It will be the end of May before the Health Service Executive can enter legally binding contracts with developers to build private hospitals on the grounds of public hospitals, it was confirmed yesterday.
This could mean the contracts are not awarded until after the general election and all Opposition parties have said if they are in power after the election they will scrap the Government's plan to locate private hospitals on eight public hospital sites.
Tom Finn, director of the co-location project with the HSE, said yesterday that tenders for the construction of the hospitals would be issued next week after a special HSE board meeting.

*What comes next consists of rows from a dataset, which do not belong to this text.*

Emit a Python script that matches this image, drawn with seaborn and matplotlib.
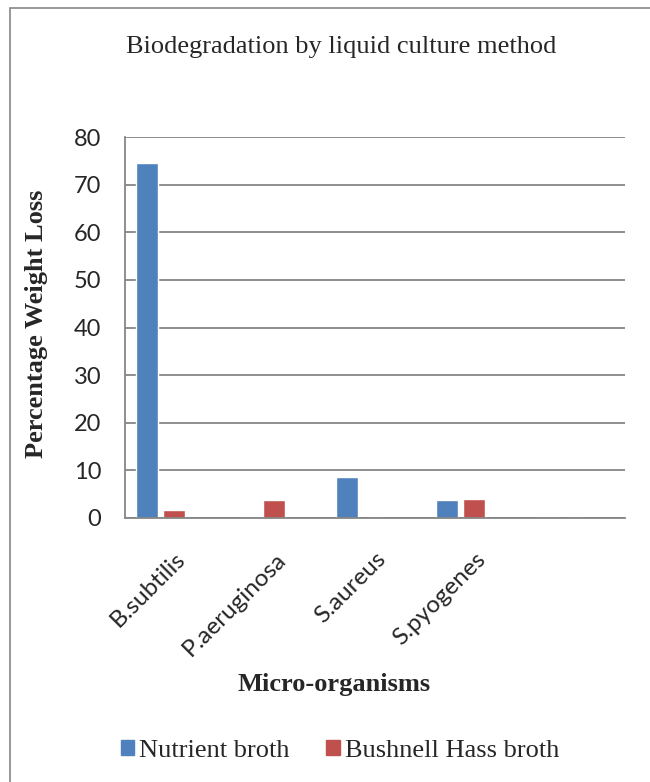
import pandas as pd
import matplotlib.pyplot as plt
import matplotlib.patches as mpatches
import seaborn as sns

# chart data
organisms = ['B.subtilis', 'P.aeruginosa', 'S.aureus', 'S.pyogenes', '']
nutrient_broth = [74.5, 0, 8.7, 3.8, 0]
bushnell_hass = [1.7, 3.8, 0, 3.9, 0]
series_names = ['Nutrient broth', 'Bushnell Hass broth']
colors = ['#4F81BD', '#C0504D']
y_ticks = [0, 10, 20, 30, 40, 50, 60, 70, 80]

df = pd.DataFrame({
    'organism': organisms * 2,
    'value': nutrient_broth + bushnell_hass,
    'medium': [series_names[0]] * len(organisms) + [series_names[1]] * len(organisms),
})

sns.set_theme(style='white')
serif = ['Liberation Serif', 'DejaVu Serif']
sans = ['Lato', 'DejaVu Sans']

fig = plt.figure(figsize=(6.5, 7.82), dpi=100)
ax = fig.add_axes([0.192, 0.3376, 0.7695, 0.4872])

sns.barplot(data=df, x='organism', y='value', hue='medium', order=organisms,
            hue_order=series_names, palette=colors, width=0.54, gap=0.18,
            saturation=1, ax=ax, legend=False)

# Excel places the category labels a bit right of the bar groups
offset = 0.14
ax.set_xlim(-0.5 + offset, len(organisms) - 0.5 + offset)
ax.set_xticks([i + offset for i in range(len(organisms))])
ax.set_xticklabels(organisms, rotation=45, ha='right', rotation_mode='anchor',
                   fontsize=17.5, family=sans)
ax.set_ylim(0, 80)
ax.set_yticks(y_ticks)
ax.set_yticklabels([str(t) for t in y_ticks], fontsize=17, family=sans)
ax.tick_params(axis='x', length=0, pad=22)
ax.tick_params(axis='y', length=0, pad=17)

ax.yaxis.grid(True, color='#868686', linewidth=1.3)
ax.set_axisbelow(True)
for s in ['top', 'right']:
    ax.spines[s].set_visible(False)
for s in ['left', 'bottom']:
    ax.spines[s].set_color('#868686')
    ax.spines[s].set_linewidth(1.3)

ax.set_xlabel('Micro-organisms', fontsize=19, fontweight='bold', family=serif)
ax.xaxis.set_label_coords(0.418, -0.436)
ax.xaxis.label.set_verticalalignment('center')
ax.set_ylabel('Percentage Weight Loss', fontsize=19, fontweight='bold', family=serif)
ax.yaxis.set_label_coords(-0.176, 0.51)
ax.yaxis.label.set_verticalalignment('center')

fig.text(0.5246, 0.94, 'Biodegradation by liquid culture method', ha='center', va='center',
         fontsize=19, family=serif)

handles = [mpatches.Patch(color=c, label=n) for c, n in zip(colors, series_names)]
fig.legend(handles=handles, loc='center', bbox_to_anchor=(0.523, 0.04), ncol=2,
           frameon=False, prop={'family': serif, 'size': 19}, handlelength=0.5,
           handleheight=0.5, handletextpad=0.2, columnspacing=1.4, borderpad=0)

# outer chart border
fig.patches.append(mpatches.Rectangle((10 / 650, -0.1), 1.0, 1.0 - 8 / 782 + 0.1,
                                      transform=fig.transFigure, fill=False,
                                      edgecolor='#868686', linewidth=1.2))

fig.savefig('out.png', dpi=100)
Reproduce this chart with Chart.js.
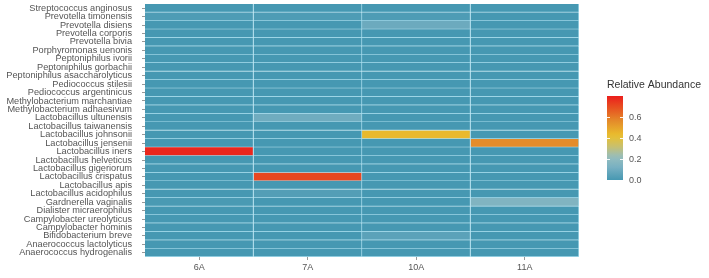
<!DOCTYPE html>
<html>
<head>
<meta charset="utf-8">
<script src="https://cdn.jsdelivr.net/npm/chart.js@4"></script>
<style>
  html, body { margin: 0; padding: 0; background: #fff; }
  #wrap { width: 709px; height: 278px; }
</style>
</head>
<body>
<div id="wrap"><canvas id="heat" width="709" height="278"></canvas></div>
<script>
const samples = ['6A', '7A', '10A', '11A'];

const species = [
  'Streptococcus anginosus', 'Prevotella timonensis', 'Prevotella disiens',
  'Prevotella corporis', 'Prevotella bivia', 'Porphyromonas uenonis',
  'Peptoniphilus ivorii', 'Peptoniphilus gorbachii', 'Peptoniphilus asaccharolyticus',
  'Pediococcus stilesii', 'Pediococcus argentinicus', 'Methylobacterium marchantiae',
  'Methylobacterium adhaesivum', 'Lactobacillus ultunensis', 'Lactobacillus taiwanensis',
  'Lactobacillus johnsonii', 'Lactobacillus jensenii', 'Lactobacillus iners',
  'Lactobacillus helveticus', 'Lactobacillus gigeriorum', 'Lactobacillus crispatus',
  'Lactobacillus apis', 'Lactobacillus acidophilus', 'Gardnerella vaginalis',
  'Dialister micraerophilus', 'Campylobacter ureolyticus', 'Campylobacter hominis',
  'Bifidobacterium breve', 'Anaerococcus lactolyticus', 'Anaerococcus hydrogenalis'
];

// relative abundance per sample, same order as species
const abund6A  = [0, 0.02, 0, 0, 0, 0, 0, 0, 0, 0, 0, 0, 0, 0, 0, 0, 0, 0.78, 0, 0, 0, 0, 0, 0.01, 0, 0, 0, 0, 0, 0];
const abund7A  = [0, 0.02, 0, 0, 0, 0, 0, 0, 0, 0, 0, 0, 0, 0.1, 0, 0, 0, 0, 0, 0, 0.71, 0, 0.03, 0, 0, 0, 0, 0, 0, 0];
const abund10A = [0, 0.02, 0.09, 0, 0, 0, 0, 0, 0, 0, 0, 0, 0, 0, 0, 0.44, 0, 0, 0, 0, 0, 0, 0, 0, 0, 0, 0, 0.05, 0, 0];
const abund11A = [0, 0, 0, 0, 0, 0, 0, 0, 0, 0, 0, 0, 0, 0, 0, 0, 0.56, 0, 0, 0, 0, 0, 0, 0.15, 0, 0, 0, 0, 0, 0];

const legendTicks = [0, 0.2, 0.4, 0.6];
const legendMax = 0.8;

const columns = [abund6A, abund7A, abund10A, abund11A];

// colour ramp: blue -> pale -> yellow -> orange -> red
const stops = [
  [0.00, [70, 152, 178]],
  [0.12, [120, 176, 194]],
  [0.22, [150, 190, 190]],
  [0.32, [200, 192, 110]],
  [0.42, [234, 192, 46]],
  [0.56, [228, 140, 42]],
  [0.70, [232, 76, 32]],
  [0.80, [236, 30, 28]]
];

function colorAt(v) {
  if (v <= stops[0][0]) return 'rgb(' + stops[0][1].join(',') + ')';
  for (let i = 1; i < stops.length; i++) {
    if (v <= stops[i][0]) {
      const a = stops[i - 1], b = stops[i];
      const t = (v - a[0]) / (b[0] - a[0]);
      const c = a[1].map((x, k) => Math.round(x + (b[1][k] - x) * t));
      return 'rgb(' + c.join(',') + ')';
    }
  }
  return 'rgb(' + stops[stops.length - 1][1].join(',') + ')';
}

const colorbar = {
  id: 'colorbar',
  afterDraw(chart) {
    const ctx = chart.ctx;
    const x = 607, w = 16, yBottom = 180, yTop = 96;
    const toY = v => yBottom - (v / legendMax) * (yBottom - yTop);
    const grad = ctx.createLinearGradient(0, yBottom, 0, yTop);
    for (let i = 0; i <= 20; i++) {
      const v = legendMax * i / 20;
      grad.addColorStop(i / 20, colorAt(v));
    }
    ctx.save();
    ctx.fillStyle = grad;
    ctx.fillRect(x, yTop, w, yBottom - yTop);
    ctx.strokeStyle = 'rgba(255,255,255,0.9)';
    ctx.lineWidth = 1;
    ctx.font = '9px "Liberation Sans", Arial, sans-serif';
    ctx.fillStyle = '#555';
    ctx.textBaseline = 'middle';
    legendTicks.forEach(t => {
      const y = Math.round(toY(t)) + 0.5;
      ctx.beginPath();
      ctx.moveTo(x, y); ctx.lineTo(x + 3, y);
      ctx.moveTo(x + w - 3, y); ctx.lineTo(x + w, y);
      ctx.stroke();
      ctx.fillText(t.toFixed(1), x + w + 6, y);
    });
    ctx.fillStyle = '#333';
    ctx.font = '10.5px "Liberation Sans", Arial, sans-serif';
    ctx.textBaseline = 'alphabetic';
    ctx.fillText('Relative Abundance', x, 88);
    ctx.restore();
  }
};

new Chart(document.getElementById('heat'), {
  type: 'bar',
  data: {
    labels: species,
    datasets: samples.map((s, c) => ({
      label: s,
      data: species.map(() => 1),
      abundance: columns[c],
      backgroundColor: columns[c].map(v => colorAt(v)),
      borderColor: 'rgba(170, 222, 238, 1)',
      borderWidth: { top: 0, left: 0, right: 1, bottom: 1 },
      borderSkipped: false,
      barPercentage: 1,
      categoryPercentage: 1
    }))
  },
  options: {
    indexAxis: 'y',
    responsive: false,
    animation: false,
    layout: { padding: { top: 4, right: 130, left: 0, bottom: 0 } },
    plugins: {
      legend: { display: false },
      tooltip: {
        callbacks: {
          label: ctx => ctx.dataset.label + ': ' + ctx.dataset.abundance[ctx.dataIndex]
        }
      }
    },
    scales: {
      x: {
        type: 'linear',
        stacked: true,
        min: 0,
        max: samples.length,
        afterBuildTicks: scale => {
          scale.ticks = samples.map((s, i) => ({ value: i + 0.5 }));
        },
        afterFit: scale => {
          scale.height = 21;
          scale.paddingLeft = 0;
          scale.paddingRight = 0;
        },
        ticks: {
          autoSkip: false,
          maxRotation: 0,
          padding: 2,
          color: '#555',
          font: { family: '"Liberation Sans", Arial, sans-serif', size: 9 },
          callback: v => samples[Math.floor(v)]
        },
        grid: { drawOnChartArea: false, tickLength: 3, color: '#999' },
        border: { display: false }
      },
      y: {
        stacked: true,
        afterFit: scale => {
          scale.width = 145;
          scale.paddingTop = 0;
          scale.paddingBottom = 0;
        },
        ticks: {
          autoSkip: false,
          padding: 10,
          color: '#555',
          font: { family: '"Liberation Sans", Arial, sans-serif', size: 9.2, lineHeight: 1 }
        },
        grid: { drawOnChartArea: false, offset: false, tickLength: 3, color: '#999' },
        border: { display: false }
      }
    }
  },
  plugins: [colorbar]
});
</script>
</body>
</html>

He said developers who have been bidding for the sites will then have 28 days to tender, meaning tenders would have to be returned by about May 14th. Then the HSE will evaluate each bid against agreed criteria, which will take about two weeks.
"That will yield a decision and sites will then be awarded. Sites would be expected to be awarded by the end of May," Mr Finn said. Originally, sites were to be awarded next week.
The private hospitals are due to be built at the Mid-Western Hospital in Limerick; Waterford Regional Hospital; Cork University Hospital; Sligo General Hospital; and St James's Hospital, Beaumont Hospital, Blanchardstown and Tallaght hospitals in Dublin.
Mr Finn dismissed as untrue reports on Newstalk yesterday that four of the co-located hospitals would not be going ahead. "At this point there are still eight sites actively involved in the process," he insisted.
Six of the sites were ready to go to tender and two - those at Sligo general and Connolly hospital - had "a couple of minor details to be resolved" which he expected would be sorted to allow them also go to tender in the coming days.
The hospitals are being built on foot of a plan by Minister for Health Mary Harney to free up 1,000 beds in public hospitals for public patients by having the private patients normally accommodated in them moved to the adjacent private facilities when they are built.
In response to claims that the HSE chief executive Prof Brendan Drumm was not in favour of the plan, Mr Finn said he had encountered no lack of interest on the part of Prof Drumm in the project. He also claimed the fact that outside consultants were now auditing the overall scheme was normal in a project this size.
Fine Gael said the entire plan was "flawed" while Labour and Sinn Féin called again last night for it to be abandoned.